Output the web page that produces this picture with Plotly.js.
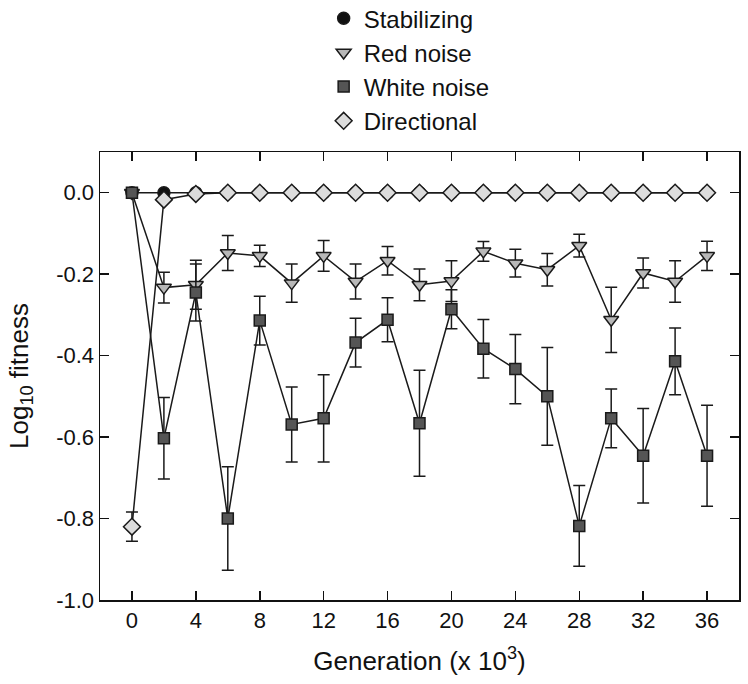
<!DOCTYPE html>
<html>
<head>
<meta charset="utf-8">
<script src="https://cdn.plot.ly/plotly-3.0.1.min.js"></script>
<style>html,body{margin:0;padding:0;background:#fff;}#chart{width:748px;height:684px;}</style>
</head>
<body>
<div id="chart"></div>
<script>
const generation = [0, 2, 4, 6, 8, 10, 12, 14, 16, 18, 20, 22, 24, 26, 28, 30, 32, 34, 36];

const stabilizing = [0, 0, 0, 0, 0, 0, 0, 0, 0, 0, 0, 0, 0, 0, 0, 0, 0, 0, 0];

const redNoise    = [0, -0.233, -0.226, -0.148, -0.155, -0.222, -0.155, -0.218, -0.167, -0.226, -0.217, -0.144, -0.173, -0.189, -0.130, -0.312, -0.197, -0.218, -0.155];
const redNoiseErr = [0, 0.038, 0.06, 0.043, 0.026, 0.047, 0.038, 0.043, 0.035, 0.039, 0.05, 0.024, 0.034, 0.04, 0.028, 0.08, 0.037, 0.051, 0.036];

const whiteNoise    = [0, -0.603, -0.245, -0.800, -0.314, -0.569, -0.554, -0.368, -0.312, -0.566, -0.286, -0.383, -0.433, -0.500, -0.818, -0.554, -0.646, -0.414, -0.646];
const whiteNoiseErr = [0, 0.10, 0.07, 0.127, 0.06, 0.092, 0.107, 0.06, 0.054, 0.13, 0.048, 0.072, 0.085, 0.12, 0.099, 0.072, 0.116, 0.082, 0.124];

const directional    = [-0.82, -0.017, -0.003, 0, 0, 0, 0, 0, 0, 0, 0, 0, 0, 0, 0, 0, 0, 0, 0];
const directionalErr = [0.036, 0, 0, 0, 0, 0, 0, 0, 0, 0, 0, 0, 0, 0, 0, 0, 0, 0, 0];

const xTicks = [0, 4, 8, 12, 16, 20, 24, 28, 32, 36];
const yTicks = [0, -0.2, -0.4, -0.6, -0.8, -1.0];
const yTickText = ['0.0', '-0.2', '-0.4', '-0.6', '-0.8', '-1.0'];

const lineStyle = {color: '#1a1a1a', width: 1.5};
const outline = {color: '#1a1a1a', width: 1.5};
const errStyle = {type: 'data', visible: true, color: '#1a1a1a', thickness: 1.5, width: 6};

const series = [
  {name: 'Stabilizing', y: stabilizing, err: null, symbol: 'circle', size: 12, fill: '#111111', rank: 1},
  {name: 'Red noise', y: redNoise, err: redNoiseErr, symbol: 'triangle-down', size: 13, fill: '#b8b8b8', rank: 2},
  {name: 'Directional', y: directional, err: directionalErr, symbol: 'diamond', size: 13, fill: '#dcdcdc', rank: 4},
  {name: 'White noise', y: whiteNoise, err: whiteNoiseErr, symbol: 'square', size: 11, fill: '#555555', rank: 3}
];

const traces = [];
series.forEach(s => {
  const t = {
    x: generation, y: s.y, mode: 'lines+markers', type: 'scatter',
    showlegend: false, hoverinfo: 'skip',
    line: lineStyle,
    marker: {symbol: s.symbol, size: s.size, color: s.fill, line: outline}
  };
  if (s.err) t.error_y = Object.assign({array: s.err}, errStyle);
  traces.push(t);
});
series.forEach(s => {
  traces.push({
    x: [null], y: [null], mode: 'markers', type: 'scatter', name: s.name,
    legendrank: s.rank,
    marker: {symbol: s.symbol, size: s.size, color: s.fill, line: outline}
  });
});

const fontFam = 'Liberation Sans, Arial, sans-serif';
const layout = {
  width: 748, height: 684,
  margin: {l: 100, r: 9, t: 152, b: 84, autoexpand: false},
  paper_bgcolor: '#fff', plot_bgcolor: '#fff',
  font: {family: fontFam, size: 22, color: '#111'},
  showlegend: true,
  legend: {
    xref: 'paper', yref: 'paper',
    x: 0.35, y: 1.348, xanchor: 'left', yanchor: 'top',
    font: {family: fontFam, size: 24, color: '#111'},
    bgcolor: 'rgba(0,0,0,0)', tracegroupgap: 0
  },
  xaxis: {
    range: [-2, 38], tickvals: xTicks, ticktext: xTicks.map(String),
    automargin: false,
    ticks: 'inside', ticklen: 9, tickwidth: 1.5, tickcolor: '#111',
    showline: true, linecolor: '#111', linewidth: 1.5, mirror: 'ticks',
    showgrid: false, zeroline: false,
    tickfont: {family: fontFam, size: 22, color: '#111'},
    title: {text: 'Generation (x 10<sup>3</sup>)', font: {family: fontFam, size: 26, color: '#111'}, standoff: 20}
  },
  yaxis: {
    range: [-1.0, 0.1], tickvals: yTicks, ticktext: yTickText,
    automargin: false,
    ticks: 'inside', ticklen: 9, tickwidth: 1.5, tickcolor: '#111',
    showline: true, linecolor: '#111', linewidth: 1.5, mirror: 'ticks',
    showgrid: false, zeroline: false,
    tickfont: {family: fontFam, size: 22, color: '#111'},
    title: {text: 'Log<sub>10</sub> fitness', font: {family: fontFam, size: 26, color: '#111'}, standoff: 20}
  }
};

Plotly.newPlot('chart', traces, layout, {displayModeBar: false, staticPlot: true});
</script>
</body>
</html>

==============================

Please restate the material above line by line, exactly, beginning at its first line and ending with the line that contains "32, 34, 36];", without any pictures.

Output the web page that produces this picture with Plotly.js.
<!DOCTYPE html>
<html>
<head>
<meta charset="utf-8">
<script src="https://cdn.plot.ly/plotly-3.0.1.min.js"></script>
<style>html,body{margin:0;padding:0;background:#fff;}#chart{width:748px;height:684px;}</style>
</head>
<body>
<div id="chart"></div>
<script>
const generation = [0, 2, 4, 6, 8, 10, 12, 14, 16, 18, 20, 22, 24, 26, 28, 30, 32, 34, 36];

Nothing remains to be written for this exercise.